We are moving away from a situation where you only have two channels in which you interact with your users and customers, the desktop web and smartphone targeted solutions. In 2014, we are heading into situation where customers start to expect true cross-channel experiences which include desktop, mobile, wristbands, glasses, cars, TVs, homes, places, clothes, umbrellas, instruments, kitchenware, sport equipments… yes, any object you can think of.

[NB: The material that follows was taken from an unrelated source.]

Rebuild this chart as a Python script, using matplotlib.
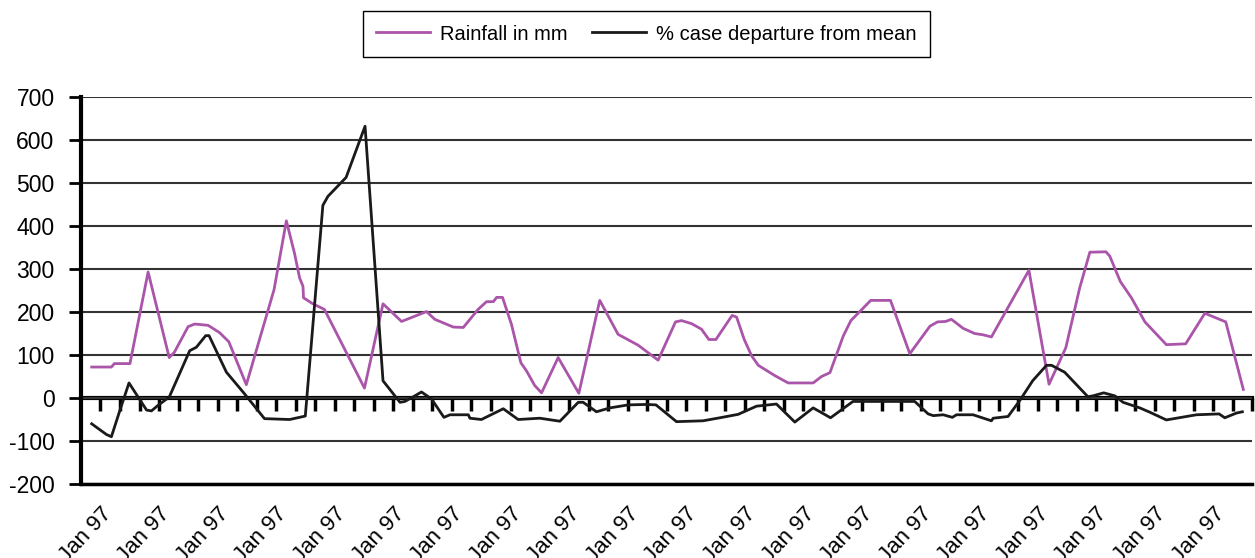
import matplotlib
matplotlib.use("Agg")
import matplotlib.pyplot as plt

plt.rcParams['font.family'] = ['Liberation Sans Narrow', 'Liberation Sans', 'DejaVu Sans']
plt.rcParams['axes.unicode_minus'] = False

# month position (0..60) and rainfall in mm
rain_x = [0.55, 1.56, 1.71, 2.51, 3.44, 4.52, 4.78, 5.49, 5.83, 6.51, 7.1, 7.57, 8.47,
          9.89, 10.52, 10.94, 11.2, 11.37, 11.4, 11.88, 12.47, 14.52, 15.47, 16.42,
          17.7, 18.12, 19.07, 19.58, 20.34, 20.77, 21.12, 21.29, 21.59, 22.05, 22.53,
          22.82, 23.24, 23.59, 24.44, 25.5, 26.57, 27.51, 28.53, 29.56, 30.45, 30.76,
          31.27, 31.78, 32.16, 32.52, 33.35, 33.58, 33.97, 34.35, 34.69, 35.54, 36.22,
          37.5, 37.93, 38.36, 39.04, 39.43, 40.45, 41.46, 42.45, 43.48, 43.87, 44.29,
          44.58, 45.18, 45.77, 46.2, 46.63, 48.55, 49.58, 50.44, 51.15, 51.67, 52.49,
          52.69, 53.23, 53.8, 54.49, 55.59, 56.58, 57.56, 58.63, 59.53]
rain_mm = [72, 72, 80, 80, 293, 94, 106, 166, 172, 169, 152, 131, 31,
           252, 412, 336, 279, 260, 233, 219, 206, 23, 219, 178,
           201, 183, 165, 164, 206, 224, 224, 234, 234, 171, 82,
           63, 29, 12, 94, 11, 227, 148, 123, 88, 177, 180,
           173, 160, 136, 136, 192, 188, 136, 98, 76, 52, 35,
           35, 50, 59, 144, 180, 227, 227, 103, 167, 177, 178,
           183, 162, 150, 147, 142, 297, 32, 117, 256, 339, 340,
           330, 271, 233, 177, 124, 126, 197, 177, 20]

# month position and % case departure from mean
case_x = [0.55, 1.31, 1.56, 2.0, 2.46, 3.36, 3.61, 3.95, 4.52, 5.57, 5.91, 6.39, 6.56,
          7.45, 8.3, 9.4, 10.69, 11.49, 12.39, 12.65, 13.58, 14.55, 15.47, 16.34,
          16.59, 17.1, 17.44, 17.95, 18.59, 18.9, 19.84, 19.92, 20.51, 21.63, 22.39,
          23.5, 24.53, 25.47, 25.72, 26.4, 27.09, 28.03, 28.97, 29.45, 30.5, 31.86,
          32.72, 33.66, 34.6, 35.62, 36.56, 37.5, 38.39, 39.54, 42.7, 43.39, 43.65,
          44.16, 44.63, 44.84, 45.69, 46.63, 46.72, 47.48, 48.08, 48.74, 49.45, 49.71,
          50.38, 51.57, 51.83, 52.38, 52.95, 53.37, 54.23, 54.74, 55.59, 57.13, 58.29,
          58.58, 59.18, 59.48]
case_dep = [-60, -85, -90, -28, 35, -28, -30, -17, 2, 110, 118, 145, 145,
            60, 14, -48, -50, -42, 448, 469, 513, 632, 40, -10,
            -8, 5, 14, -2, -45, -39, -39, -47, -50, -25, -50,
            -47, -54, -10, -10, -32, -23, -16, -15, -16, -55, -53,
            -46, -38, -19, -14, -56, -23, -46, -8, -8, -37, -41,
            -39, -45, -39, -39, -53, -47, -43, -6, 40, 76, 76,
            60, 3, 5, 12, 5, -10, -23, -33, -51, -39, -37,
            -46, -35, -32]

n_months = 60
label_months = list(range(1, n_months, 3))
labels = ["Jan 97"] * len(label_months)

fig = plt.figure(figsize=(12.55, 5.58), dpi=100)
ax = fig.add_axes([0.0645, 0.1326, 0.9335, 0.6936])

ax.plot(rain_x, rain_mm, color='#AA55AA', lw=2, label='Rainfall in mm')
ax.plot(case_x, case_dep, color='#1a1a1a', lw=2, label='% case departure from mean')

ax.set_xlim(0, n_months)
ax.set_ylim(-200, 700)
ax.set_yticks(range(-200, 701, 100))
ax.yaxis.grid(True, color='#333333', lw=1.5)
ax.set_axisbelow(True)

for s in ['top', 'right']:
    ax.spines[s].set_visible(False)
ax.spines['left'].set_linewidth(3)
ax.spines['bottom'].set_linewidth(2.5)

ax.tick_params(axis='y', direction='out', length=9, width=2, pad=10, labelsize=16.5)
ax.set_xticks(label_months)
ax.set_xticklabels(labels, rotation=47, ha='right', va='top', rotation_mode='anchor')
ax.tick_params(axis='x', length=0, pad=14, labelsize=16)

# category axis crossing at zero with tick marks pointing down
ymin, ymax = ax.get_ylim()
zero_ax = ax.secondary_xaxis((0 - ymin) / (ymax - ymin))
zero_ax.set_xticks(range(1, n_months + 1))
zero_ax.tick_params(direction='out', length=9, width=2.5, labelbottom=False, labeltop=False)
zero_ax.spines['bottom'].set_linewidth(3)

leg = fig.legend(loc='center', bbox_to_anchor=(0.515, 0.939), ncol=2, fontsize=14.5,
                 frameon=True, fancybox=False, edgecolor='black', framealpha=1,
                 handlelength=2.7, handletextpad=0.5, columnspacing=1.2, borderpad=0.65)
leg.get_frame().set_linewidth(1)

fig.savefig('out.png', dpi=100)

In technical terms, a true cross-channel experience connects information and functionality across all these channels in a consistent and logical way, adhering to the strengths and rationale to each unique channel. This is different from the old silo’ed multi-channel solutions  which force the user to stay in one channel through out a usage experience. Instead, the aim is to making sure the user can move from one channel to another while maintaining session state, profile characteristics, keeping core features and information updated in all channels while adding only channel unique aspects to the experience.

I recommend focusing on and acting in the following three areas early in 2014:

  • Establish or strengthen your Digital Center of Excellence – take control of solution roadmap and innovation management with a full strength team consisting of representatives from the board, business owners, sales and marketing, and IT. Digital transformation is about both increasing leverage of digital solutions and improving business transformation management enabled by innovation, on an ongoing and continous basis. A Digital Center of Excellence is the core team driving this digital transformation.
  • Solution characteristics – Define and make sure your solutions consistently adhere to a common set of solution characters across all channels. Use and model personas and usage maps to understand where and how your new solutions can drive value for your customers.
  • Solution architecture – Define channels (types of objects used to reach your products and services) , touch points (instances of functional solutions), services platform (the digital gateway used to coordinate experiences across channels), and integration with legacy systems, in a structured and organized manner and make sure all projects consume functionality and information through well-defined technical interfaces.

It’s clear that the mobile revolution, smartphones and apps, was just a stepping stone. It opened our eyes to the value of being connected from anywhere. The value of connectivity and access to products and services will rapidly increase with the increasing number of new interaction channels. Mobile solutions delivered through smartphones will continue to be a critical channel that cannot be overlooked or neglected, and you need to have a clear strategy on how to address mobile solutions, but this strategy must be a part of something bigger: an ongoing digital transformation of your business and true value-adding cross-channel solutions.